::: Material to process :::

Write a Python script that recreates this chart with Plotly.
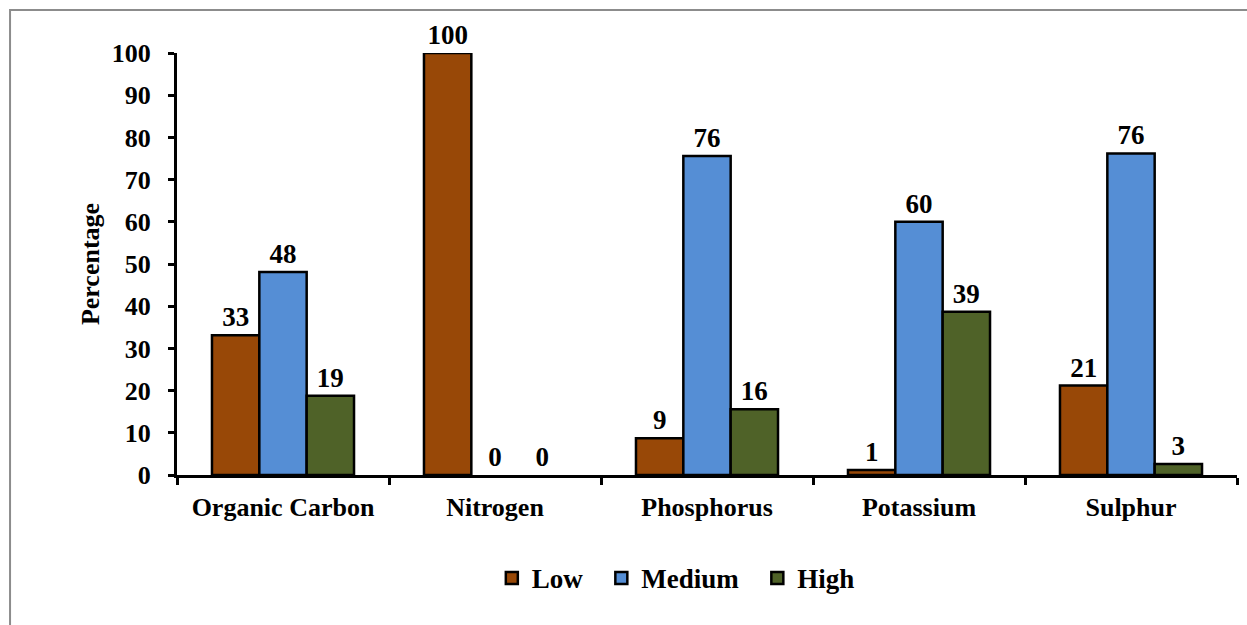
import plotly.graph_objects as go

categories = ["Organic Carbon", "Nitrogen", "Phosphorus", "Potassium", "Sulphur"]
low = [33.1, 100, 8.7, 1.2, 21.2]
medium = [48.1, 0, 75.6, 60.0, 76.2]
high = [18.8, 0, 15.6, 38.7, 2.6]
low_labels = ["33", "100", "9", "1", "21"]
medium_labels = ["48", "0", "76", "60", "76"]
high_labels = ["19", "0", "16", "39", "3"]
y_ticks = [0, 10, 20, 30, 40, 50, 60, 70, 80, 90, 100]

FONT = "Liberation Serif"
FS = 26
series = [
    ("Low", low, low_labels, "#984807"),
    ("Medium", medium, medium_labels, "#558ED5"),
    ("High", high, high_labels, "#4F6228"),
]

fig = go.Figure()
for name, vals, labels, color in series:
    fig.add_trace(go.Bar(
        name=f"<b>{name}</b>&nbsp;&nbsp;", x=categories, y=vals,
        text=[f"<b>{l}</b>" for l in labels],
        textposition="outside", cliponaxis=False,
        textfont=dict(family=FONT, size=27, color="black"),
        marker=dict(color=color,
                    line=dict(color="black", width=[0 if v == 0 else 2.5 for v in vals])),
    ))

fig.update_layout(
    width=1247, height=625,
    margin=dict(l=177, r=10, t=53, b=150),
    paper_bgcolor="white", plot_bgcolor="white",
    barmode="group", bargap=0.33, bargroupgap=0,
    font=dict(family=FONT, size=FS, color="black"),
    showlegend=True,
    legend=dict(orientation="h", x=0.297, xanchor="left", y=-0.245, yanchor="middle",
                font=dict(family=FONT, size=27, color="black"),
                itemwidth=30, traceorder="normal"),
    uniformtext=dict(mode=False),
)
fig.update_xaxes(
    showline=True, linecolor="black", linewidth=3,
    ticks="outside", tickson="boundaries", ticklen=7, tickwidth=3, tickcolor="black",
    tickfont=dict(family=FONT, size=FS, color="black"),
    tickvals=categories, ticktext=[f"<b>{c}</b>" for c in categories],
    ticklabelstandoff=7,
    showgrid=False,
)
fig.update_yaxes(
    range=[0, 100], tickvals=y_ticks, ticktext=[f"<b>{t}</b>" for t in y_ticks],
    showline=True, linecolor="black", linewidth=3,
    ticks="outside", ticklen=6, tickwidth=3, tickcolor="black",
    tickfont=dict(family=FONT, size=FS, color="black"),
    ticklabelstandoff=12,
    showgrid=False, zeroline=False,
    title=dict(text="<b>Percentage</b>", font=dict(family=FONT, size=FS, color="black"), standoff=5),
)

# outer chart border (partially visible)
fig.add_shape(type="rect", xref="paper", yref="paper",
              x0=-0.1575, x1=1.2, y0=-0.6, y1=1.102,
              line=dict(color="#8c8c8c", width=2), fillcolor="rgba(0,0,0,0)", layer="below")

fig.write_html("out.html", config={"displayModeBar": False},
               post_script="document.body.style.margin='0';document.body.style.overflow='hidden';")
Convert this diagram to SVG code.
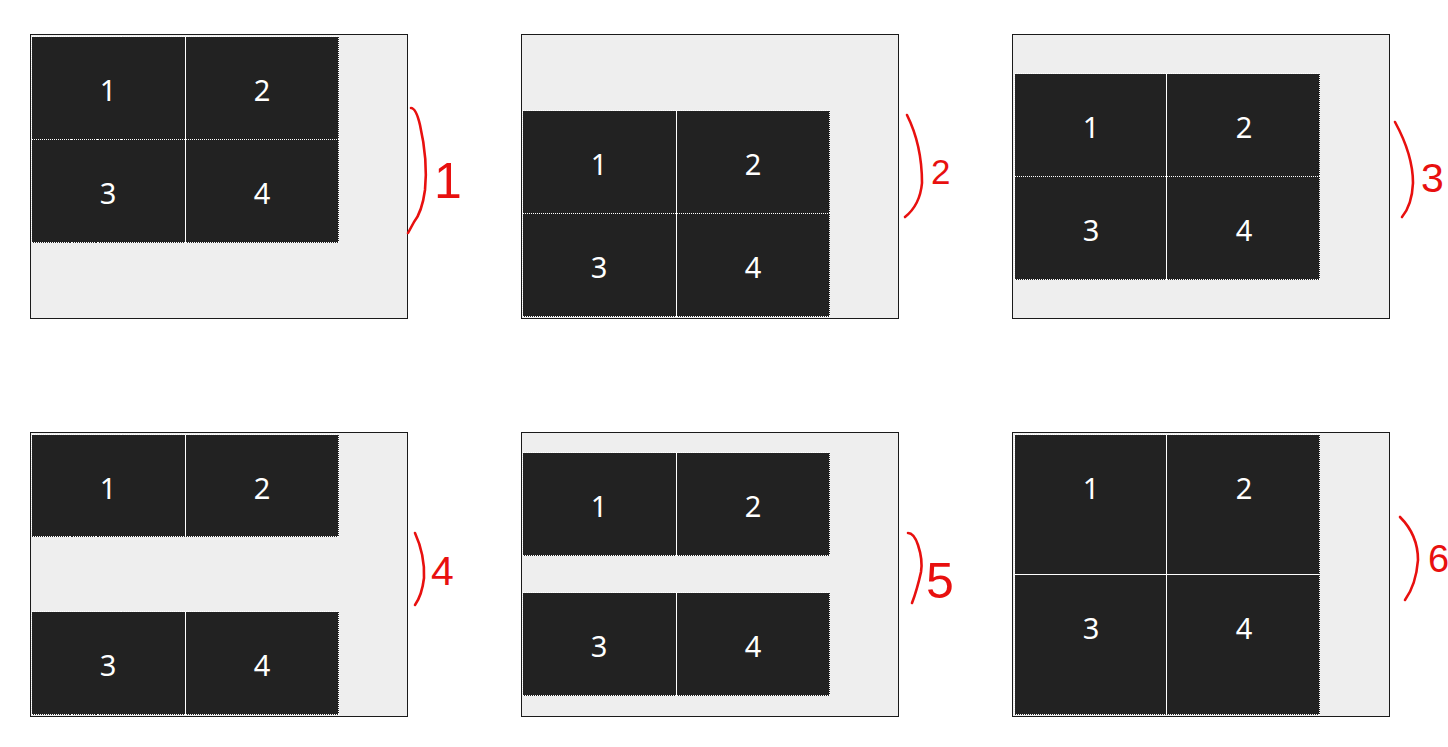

:::

◆ **What the task asks**
Every entry above is to be set down exactly; the pictures are to be left out.

◆ **Answer to the problem**
Write a Python script that recreates this chart with Plotly.
import plotly.graph_objects as go

categories = ["Organic Carbon", "Nitrogen", "Phosphorus", "Potassium", "Sulphur"]
low = [33.1, 100, 8.7, 1.2, 21.2]
medium = [48.1, 0, 75.6, 60.0, 76.2]
high = [18.8, 0, 15.6, 38.7, 2.6]
low_labels = ["33", "100", "9", "1", "21"]
medium_labels = ["48", "0", "76", "60", "76"]
high_labels = ["19", "0", "16", "39", "3"]
y_ticks = [0, 10, 20, 30, 40, 50, 60, 70, 80, 90, 100]

FONT = "Liberation Serif"
FS = 26
series = [
    ("Low", low, low_labels, "#984807"),
    ("Medium", medium, medium_labels, "#558ED5"),
    ("High", high, high_labels, "#4F6228"),
]

fig = go.Figure()
for name, vals, labels, color in series:
    fig.add_trace(go.Bar(
        name=f"<b>{name}</b>&nbsp;&nbsp;", x=categories, y=vals,
        text=[f"<b>{l}</b>" for l in labels],
        textposition="outside", cliponaxis=False,
        textfont=dict(family=FONT, size=27, color="black"),
        marker=dict(color=color,
                    line=dict(color="black", width=[0 if v == 0 else 2.5 for v in vals])),
    ))

fig.update_layout(
    width=1247, height=625,
    margin=dict(l=177, r=10, t=53, b=150),
    paper_bgcolor="white", plot_bgcolor="white",
    barmode="group", bargap=0.33, bargroupgap=0,
    font=dict(family=FONT, size=FS, color="black"),
    showlegend=True,
    legend=dict(orientation="h", x=0.297, xanchor="left", y=-0.245, yanchor="middle",
                font=dict(family=FONT, size=27, color="black"),
                itemwidth=30, traceorder="normal"),
    uniformtext=dict(mode=False),
)
fig.update_xaxes(
    showline=True, linecolor="black", linewidth=3,
    ticks="outside", tickson="boundaries", ticklen=7, tickwidth=3, tickcolor="black",
    tickfont=dict(family=FONT, size=FS, color="black"),
    tickvals=categories, ticktext=[f"<b>{c}</b>" for c in categories],
    ticklabelstandoff=7,
    showgrid=False,
)
fig.update_yaxes(
    range=[0, 100], tickvals=y_ticks, ticktext=[f"<b>{t}</b>" for t in y_ticks],
    showline=True, linecolor="black", linewidth=3,
    ticks="outside", ticklen=6, tickwidth=3, tickcolor="black",
    tickfont=dict(family=FONT, size=FS, color="black"),
    ticklabelstandoff=12,
    showgrid=False, zeroline=False,
    title=dict(text="<b>Percentage</b>", font=dict(family=FONT, size=FS, color="black"), standoff=5),
)

# outer chart border (partially visible)
fig.add_shape(type="rect", xref="paper", yref="paper",
              x0=-0.1575, x1=1.2, y0=-0.6, y1=1.102,
              line=dict(color="#8c8c8c", width=2), fillcolor="rgba(0,0,0,0)", layer="below")

fig.write_html("out.html", config={"displayModeBar": False},
               post_script="document.body.style.margin='0';document.body.style.overflow='hidden';")
Convert this diagram to SVG code.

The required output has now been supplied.